JF Ptak Science Books Post 1349
Following an earlier post that I made here on the History of Bad Chairs (including a contrivance made by Declaration-signer Dr. Benjamin Rush that immobilized the body, dulled the senses and kept the feet of its mental-patient-occupant in cold water for "treatment") I'd like to start a short series on bad beds. This part was excited by another historic psychological/shrinkological tool from the arsenal of doctors who treated the insane: an instrument of torturous treatment called the "Utica crib".
It was a device used, obviously, to constrain the person placed in it--so that they could be controlled during the day if drugged and still not controllable, and to be used at night if the patient wouldn't stay under their covers. It looks pretty terrible, a squashed baby bed with a prison door for a top. It comes as one in a long line of bad beds, including psychiatric hospital"tumbling beds". centrifugal beds, and of course spiked beds of the inquisition, stretching beds form the same, Aushwitz "beds", and on and on, devices of torture made from places of rest.

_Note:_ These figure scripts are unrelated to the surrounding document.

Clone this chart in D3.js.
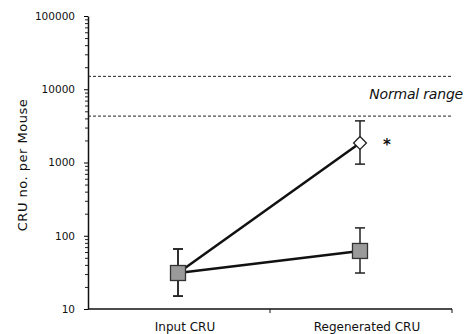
<!DOCTYPE html>
<html>
<head>
<meta charset="utf-8">
<script src="https://cdn.jsdelivr.net/npm/d3@7"></script>
<style>
  body { margin: 0; background: #fff; }
  svg text { font-family: "DejaVu Sans", sans-serif; fill: #111; }
</style>
</head>
<body>
<div id="chart"></div>
<script>
// Data
var categories = ["Input CRU", "Regenerated CRU"];
var yTickValues = [10, 100, 1000, 10000, 100000];
var normalRange = [4300, 15000];

// diamond series (rises to normal range)
var diamondMean = [31, 1850];
var diamondLow = [15, 950];
var diamondHigh = [66, 3700];

// square series
var squareMean = [31, 62];
var squareLow = [15, 31];
var squareHigh = [66, 128];

var svgWidth = 467;
var svgHeight = 334;

var svg = d3.select("#chart")
  .append("svg")
  .attr("width", svgWidth)
  .attr("height", svgHeight);

var x = d3.scaleBand()
  .domain(categories)
  .range([88, 452]);

var y = d3.scaleLog()
  .domain([10, 100000])
  .range([309, 16]);

var xMid = d => x(d) + x.bandwidth() / 2 - 1;

// minor log ticks
var minorTicks = y.ticks().filter(v => yTickValues.indexOf(v) < 0);

svg.append("g")
  .attr("transform", "translate(88,0)")
  .call(d3.axisLeft(y).tickValues(minorTicks).tickSize(3).tickFormat(""))
  .call(g => g.select(".domain").remove())
  .selectAll("line").attr("stroke", "#222");

// y axis
var yAxis = svg.append("g")
  .attr("transform", "translate(88,0)")
  .call(d3.axisLeft(y).tickValues(yTickValues).tickSize(4).tickSizeOuter(0).tickFormat(d3.format("d")));
yAxis.select(".domain").attr("stroke", "#111").attr("stroke-width", 1.5);
yAxis.selectAll("text").attr("font-size", "10.5px").attr("dx", "-6");

// x axis: line with ticks at the band edges
svg.append("line")
  .attr("x1", 88).attr("x2", 452)
  .attr("y1", y(10)).attr("y2", y(10))
  .attr("stroke", "#111").attr("stroke-width", 1.5);

var edges = [x(categories[0]) + x.bandwidth(), x.range()[1]];
svg.selectAll(".xedge")
  .data(edges)
  .enter()
  .append("line")
  .attr("x1", d => d).attr("x2", d => d)
  .attr("y1", y(10)).attr("y2", y(10) + 4)
  .attr("stroke", "#111");

svg.selectAll(".xlabel")
  .data(categories)
  .enter()
  .append("text")
  .attr("x", d => x(d) + x.bandwidth() / 2 + 6)
  .attr("y", 331)
  .attr("text-anchor", "middle")
  .attr("font-size", "12px")
  .text(d => d);

// y axis label
svg.append("text")
  .attr("transform", "translate(27,165) rotate(-90)")
  .attr("text-anchor", "middle")
  .attr("font-family", "Liberation Sans, sans-serif")
  .attr("font-size", "13px")
  .attr("letter-spacing", "0.5px")
  .text("CRU no. per Mouse");

// normal range dashed lines
svg.selectAll(".normal")
  .data(normalRange)
  .enter()
  .append("line")
  .attr("x1", 88).attr("x2", 452)
  .attr("y1", d => y(d)).attr("y2", d => y(d))
  .attr("stroke", "#222")
  .attr("stroke-width", 1)
  .attr("stroke-dasharray", "3,2");

svg.append("text")
  .attr("x", 463)
  .attr("y", 99)
  .attr("text-anchor", "end")
  .attr("font-size", "14px")
  .attr("font-style", "italic")
  .attr("letter-spacing", "-0.2px")
  .text("Normal range");

// connecting lines
var line = d3.line()
  .x((d, i) => xMid(categories[i]))
  .y(d => y(d));

svg.append("path")
  .datum(diamondMean)
  .attr("d", line)
  .attr("fill", "none")
  .attr("stroke", "#111")
  .attr("stroke-width", 2.5);

svg.append("path")
  .datum(squareMean)
  .attr("d", line)
  .attr("fill", "none")
  .attr("stroke", "#111")
  .attr("stroke-width", 2.5);

// error bars
function errorBars(lo, hi) {
  var g = svg.append("g").attr("stroke", "#222").attr("stroke-width", 1.5);
  categories.forEach(function(c, i) {
    var cx = xMid(c);
    g.append("line").attr("x1", cx).attr("x2", cx).attr("y1", y(lo[i])).attr("y2", y(hi[i]));
    g.append("line").attr("x1", cx - 5).attr("x2", cx + 5).attr("y1", y(lo[i])).attr("y2", y(lo[i]));
    g.append("line").attr("x1", cx - 5).attr("x2", cx + 5).attr("y1", y(hi[i])).attr("y2", y(hi[i]));
  });
}
errorBars(diamondLow, diamondHigh);
errorBars(squareLow, squareHigh);

// diamond marker (only the second one is visible; first hidden by square)
svg.selectAll(".diamond")
  .data(diamondMean)
  .enter()
  .append("path")
  .attr("d", d3.symbol().type(d3.symbolDiamond2).size(105))
  .attr("transform", (d, i) => `translate(${xMid(categories[i])},${y(d)})`)
  .attr("fill", "#fff")
  .attr("stroke", "#222")
  .attr("stroke-width", 1.3);

// square markers
svg.selectAll(".square")
  .data(squareMean)
  .enter()
  .append("rect")
  .attr("x", (d, i) => xMid(categories[i]) - 7.5)
  .attr("y", d => y(d) - 7.5)
  .attr("width", 15)
  .attr("height", 15)
  .attr("fill", "#9a9a9a")
  .attr("stroke", "#333")
  .attr("stroke-width", 1.3);

// significance mark
svg.append("text")
  .attr("x", xMid(categories[1]) + 27)
  .attr("y", y(diamondMean[1]) + 7)
  .attr("text-anchor", "middle")
  .attr("font-size", "15px")
  .attr("font-weight", "bold")
  .text("*");
</script>
</body>
</html>
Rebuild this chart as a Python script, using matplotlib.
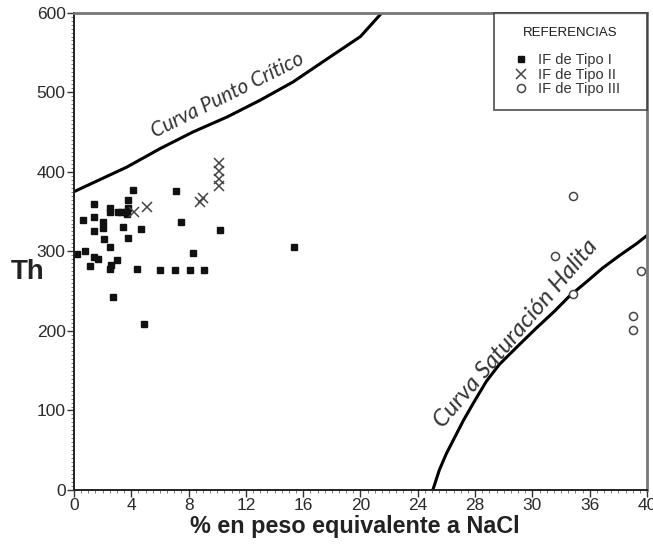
import matplotlib
matplotlib.use("Agg")
import matplotlib.pyplot as plt
from matplotlib.ticker import MultipleLocator, FixedLocator
from matplotlib.lines import Line2D

# datos
tipo1_x = [0.2, 0.6, 0.8, 1.1, 1.4, 1.4, 1.4, 1.4, 1.65, 2.0, 2.0, 2.1, 2.5, 2.5,
           2.5, 2.6, 2.5, 2.75, 3.0, 3.1, 3.3, 3.6, 3.8, 3.7, 3.4, 3.8, 3.8, 4.1,
           4.4, 4.7, 4.9, 6.0, 7.05, 7.1, 7.5, 8.1, 8.3, 9.1, 10.2, 15.35]
tipo1_y = [297, 340, 300, 282, 360, 343, 325, 293, 291, 337, 329, 316, 354, 350,
           305, 283, 278, 243, 289, 350, 349, 350, 354, 347, 330, 365, 317, 377,
           278, 328, 209, 276, 276, 376, 337, 276, 298, 276, 327, 306]

tipo2_x = [4.2, 5.1, 8.8, 9.0, 10.1, 10.1, 10.1, 10.1]
tipo2_y = [349, 356, 362, 367, 411, 401, 391, 382]

tipo3_x = [34.8, 33.6, 34.8, 39.6, 39.0, 39.0]
tipo3_y = [370, 294, 247, 275, 219, 201]

critico_x = [0.0, 3.7, 6.0, 8.3, 10.7, 13.0, 15.3, 17.6, 20.0, 21.5]
critico_y = [375, 406, 429, 450, 469, 490, 513, 541, 570, 600]

halita_x = [25.05, 25.5, 26.0, 26.6, 27.2, 28.0, 28.8, 29.7, 31.1, 32.3, 33.5,
            34.6, 35.8, 36.9, 38.1, 39.3, 40.0]
halita_y = [0, 25, 46, 67, 88, 113, 137, 158, 183, 204, 224, 244, 262, 279,
            295, 310, 320]

xticks = [0, 4, 8, 12, 16, 20, 24, 28, 32, 36, 40]
xticklabels = ["0", "4", "8", "12", "16", "20", "24", "28", "30", "36", "40"]
yticks = [0, 100, 200, 300, 400, 500, 600]

sans = ["Liberation Sans", "DejaVu Sans"]
gris = "#333333"

fig = plt.figure(figsize=(6.53, 5.5), dpi=100)
ax = fig.add_axes([0.1133, 0.109, 0.8775, 0.868])

ax.plot(critico_x, critico_y, color="black", lw=2.2, solid_joinstyle="round")
ax.plot(halita_x, halita_y, color="black", lw=2.2, solid_joinstyle="round")

ax.plot(tipo1_x, tipo1_y, "s", ms=4.0, color="#111111", ls="none")
ax.plot(tipo2_x, tipo2_y, "x", ms=6.5, mew=1.1, color="#444444", ls="none")
ax.plot(tipo3_x, tipo3_y, "o", ms=5.8, mfc="white", mec="#444444", mew=1.1, ls="none")

ax.text(10.7, 496, "Curva Punto Crítico", rotation=26.5, ha="center", va="center",
        fontsize=14.8, style="italic", family=["Lato", "DejaVu Sans"], color=gris)
ax.text(30.85, 196, "Curva Saturación Halita", rotation=49.5, ha="center", va="center",
        fontsize=17.3, style="italic", family=["Lato", "DejaVu Sans"], color=gris)

ax.set_xlim(0, 40)
ax.set_ylim(0, 600)
ax.xaxis.set_major_locator(FixedLocator(xticks))
ax.set_xticklabels(xticklabels)
ax.set_yticks(yticks)
ax.xaxis.set_minor_locator(MultipleLocator(0.5))
ax.yaxis.set_minor_locator(MultipleLocator(5))
ax.tick_params(which="major", length=5, width=1, color=gris, labelsize=12.5,
               labelcolor="#2a2a2a", pad=1)
ax.tick_params(which="minor", length=2.5, width=0.6, color="#666666")
for lab in ax.get_xticklabels() + ax.get_yticklabels():
    lab.set_family(sans)

for s in ["left", "bottom"]:
    ax.spines[s].set_color("#222222")
    ax.spines[s].set_linewidth(1.4)
for s in ["right", "top"]:
    ax.spines[s].set_color("#777777")
    ax.spines[s].set_linewidth(2)

ax.set_xlabel("% en peso equivalente a NaCl", fontsize=16.8, fontweight="bold",
              family=sans, color="#222222")
ax.xaxis.set_label_coords(0.4895, -0.053)
fig.text(0.043, 0.505, "Th", fontsize=20, fontweight="bold", family=sans,
         color="#222222", ha="center", va="center")

handles = [
    Line2D([], [], marker="s", ms=4.0, color="#111111", ls="none"),
    Line2D([], [], marker="x", ms=6.5, mew=1.1, color="#444444", ls="none"),
    Line2D([], [], marker="o", ms=5.8, mfc="white", mec="#444444", mew=1.1, ls="none"),
]
leg = ax.legend(handles, ["IF de Tipo I", "IF de Tipo II", "IF de Tipo III"],
                title="REFERENCIAS\n", loc="upper right",
                bbox_to_anchor=(0.733, 0.5, 0.267, 0.5), mode="expand",
                borderaxespad=0, frameon=True, fancybox=False, edgecolor="#333333",
                prop={"family": "Liberation Sans", "size": 10.5}, labelspacing=0.05,
                handlelength=1.85, handletextpad=0.2, borderpad=0.95,
                title_fontproperties={"family": "Liberation Sans", "size": 9.5})
leg.get_frame().set_linewidth(1.3)
leg.get_title().set_color("#1a1a1a")
for t in leg.get_texts():
    t.set_color(gris)

fig.savefig("out.png", dpi=100)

The Utica Bed of the New York State Lunatic Asylum at Utica--if not actually constructed in Utica it was popularized there--was put into use at about the same time that the facility was opened in 1843. According to the numerous reports of New York State asylums directors in Supervision of our Asylums for the Insane1, it was about time (in 1880) that folks in control of the state institutions start to deal with their charges in a medical, treatable, fashion; to try and remedy the effects of mental illness rather than just use the asylums to warehouse societal outcasts. And it was in this paper that the Utica Crib (and other retraining devices) came under very severe criticism. (The original pamphlet is available at our blog bookstore.)
Edward C. Spitzka makes the point that the institutional that use devices like the Utica Crib--which was supposed to prevent patients from injuring themselves--actually had far more incidences of patient injurious than those institutions which--with a similar clientelle--didn't use them at all. Spitzka made a very compelling case the the Utica Crib and other devices were archaic remnants of an earlier and darker time in the treatment of cases outside mental health, and they they were far more injurious to patients than not having them at all. They also, he said, demoralized the staff of the hospital and depressed the medical supervision, making a mockery of treatment. All in all, Spitzka's insights were accurate and prescient.
Notes:
1. Report of the Proceedings for Establishing a Board of Commissioners in Lunacy for the State of New York, published by Sherwood & Co., NYC, in 1880. 55pp.